▸ WRITTEN TASK
Restate the whole of the material. Keep every word, and drop the pictures.

-- SOURCE MATERIAL start --

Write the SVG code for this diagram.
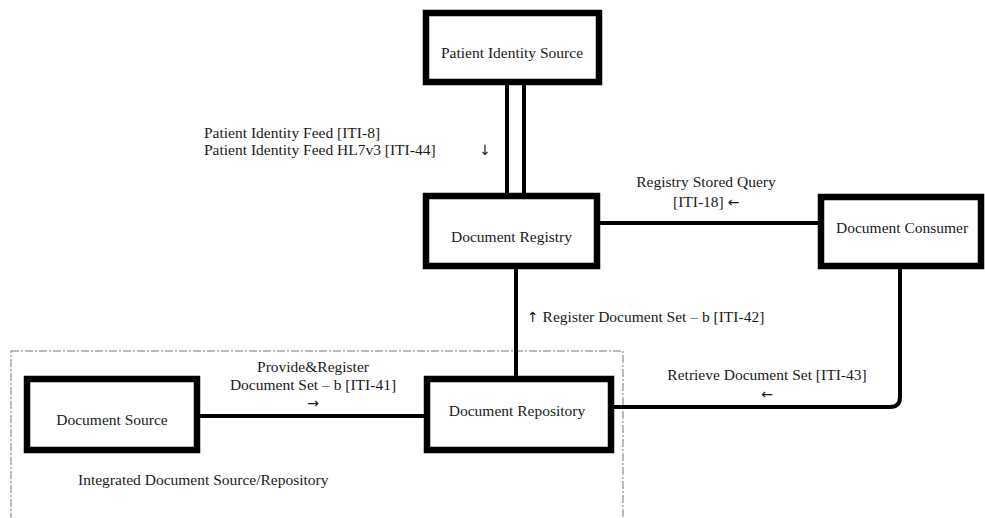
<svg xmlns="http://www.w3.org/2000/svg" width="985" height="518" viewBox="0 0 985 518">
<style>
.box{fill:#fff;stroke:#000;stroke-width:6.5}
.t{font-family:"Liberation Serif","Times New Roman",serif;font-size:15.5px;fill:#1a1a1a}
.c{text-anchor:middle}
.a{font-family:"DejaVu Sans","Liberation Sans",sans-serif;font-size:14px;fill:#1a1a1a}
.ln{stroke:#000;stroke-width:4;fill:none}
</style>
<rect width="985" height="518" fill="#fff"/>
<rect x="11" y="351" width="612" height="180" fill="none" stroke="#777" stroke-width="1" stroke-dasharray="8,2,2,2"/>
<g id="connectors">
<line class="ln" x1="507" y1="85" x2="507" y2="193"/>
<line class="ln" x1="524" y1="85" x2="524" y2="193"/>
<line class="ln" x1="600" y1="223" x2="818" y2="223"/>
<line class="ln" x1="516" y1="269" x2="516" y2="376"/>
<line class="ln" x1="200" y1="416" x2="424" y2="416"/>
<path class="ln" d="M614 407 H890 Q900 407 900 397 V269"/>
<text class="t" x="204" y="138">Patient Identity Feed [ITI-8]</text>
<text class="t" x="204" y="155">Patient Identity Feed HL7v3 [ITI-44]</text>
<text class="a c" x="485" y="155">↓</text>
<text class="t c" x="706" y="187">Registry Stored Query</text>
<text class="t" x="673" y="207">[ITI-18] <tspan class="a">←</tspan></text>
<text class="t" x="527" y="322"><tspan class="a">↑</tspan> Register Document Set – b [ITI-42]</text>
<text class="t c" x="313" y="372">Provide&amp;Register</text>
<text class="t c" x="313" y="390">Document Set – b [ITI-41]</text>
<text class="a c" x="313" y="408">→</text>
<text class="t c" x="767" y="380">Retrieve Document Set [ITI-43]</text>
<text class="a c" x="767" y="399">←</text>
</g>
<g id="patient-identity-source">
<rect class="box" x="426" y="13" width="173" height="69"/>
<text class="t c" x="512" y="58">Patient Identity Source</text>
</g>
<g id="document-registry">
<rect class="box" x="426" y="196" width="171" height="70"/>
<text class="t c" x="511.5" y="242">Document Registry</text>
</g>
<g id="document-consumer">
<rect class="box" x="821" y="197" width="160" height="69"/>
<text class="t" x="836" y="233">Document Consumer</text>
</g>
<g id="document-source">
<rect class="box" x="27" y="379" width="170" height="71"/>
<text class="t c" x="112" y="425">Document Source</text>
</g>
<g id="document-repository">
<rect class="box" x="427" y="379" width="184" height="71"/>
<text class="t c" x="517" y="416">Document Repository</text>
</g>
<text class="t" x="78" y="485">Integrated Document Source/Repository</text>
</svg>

-- SOURCE MATERIAL end --

▸ WRITTEN REPLY
Write the SVG code for this diagram.
<svg xmlns="http://www.w3.org/2000/svg" width="985" height="518" viewBox="0 0 985 518">
<style>
.box{fill:#fff;stroke:#000;stroke-width:6.5}
.t{font-family:"Liberation Serif","Times New Roman",serif;font-size:15.5px;fill:#1a1a1a}
.c{text-anchor:middle}
.a{font-family:"DejaVu Sans","Liberation Sans",sans-serif;font-size:14px;fill:#1a1a1a}
.ln{stroke:#000;stroke-width:4;fill:none}
</style>
<rect width="985" height="518" fill="#fff"/>
<rect x="11" y="351" width="612" height="180" fill="none" stroke="#777" stroke-width="1" stroke-dasharray="8,2,2,2"/>
<g id="connectors">
<line class="ln" x1="507" y1="85" x2="507" y2="193"/>
<line class="ln" x1="524" y1="85" x2="524" y2="193"/>
<line class="ln" x1="600" y1="223" x2="818" y2="223"/>
<line class="ln" x1="516" y1="269" x2="516" y2="376"/>
<line class="ln" x1="200" y1="416" x2="424" y2="416"/>
<path class="ln" d="M614 407 H890 Q900 407 900 397 V269"/>
<text class="t" x="204" y="138">Patient Identity Feed [ITI-8]</text>
<text class="t" x="204" y="155">Patient Identity Feed HL7v3 [ITI-44]</text>
<text class="a c" x="485" y="155">↓</text>
<text class="t c" x="706" y="187">Registry Stored Query</text>
<text class="t" x="673" y="207">[ITI-18] <tspan class="a">←</tspan></text>
<text class="t" x="527" y="322"><tspan class="a">↑</tspan> Register Document Set – b [ITI-42]</text>
<text class="t c" x="313" y="372">Provide&amp;Register</text>
<text class="t c" x="313" y="390">Document Set – b [ITI-41]</text>
<text class="a c" x="313" y="408">→</text>
<text class="t c" x="767" y="380">Retrieve Document Set [ITI-43]</text>
<text class="a c" x="767" y="399">←</text>
</g>
<g id="patient-identity-source">
<rect class="box" x="426" y="13" width="173" height="69"/>
<text class="t c" x="512" y="58">Patient Identity Source</text>
</g>
<g id="document-registry">
<rect class="box" x="426" y="196" width="171" height="70"/>
<text class="t c" x="511.5" y="242">Document Registry</text>
</g>
<g id="document-consumer">
<rect class="box" x="821" y="197" width="160" height="69"/>
<text class="t" x="836" y="233">Document Consumer</text>
</g>
<g id="document-source">
<rect class="box" x="27" y="379" width="170" height="71"/>
<text class="t c" x="112" y="425">Document Source</text>
</g>
<g id="document-repository">
<rect class="box" x="427" y="379" width="184" height="71"/>
<text class="t c" x="517" y="416">Document Repository</text>
</g>
<text class="t" x="78" y="485">Integrated Document Source/Repository</text>
</svg>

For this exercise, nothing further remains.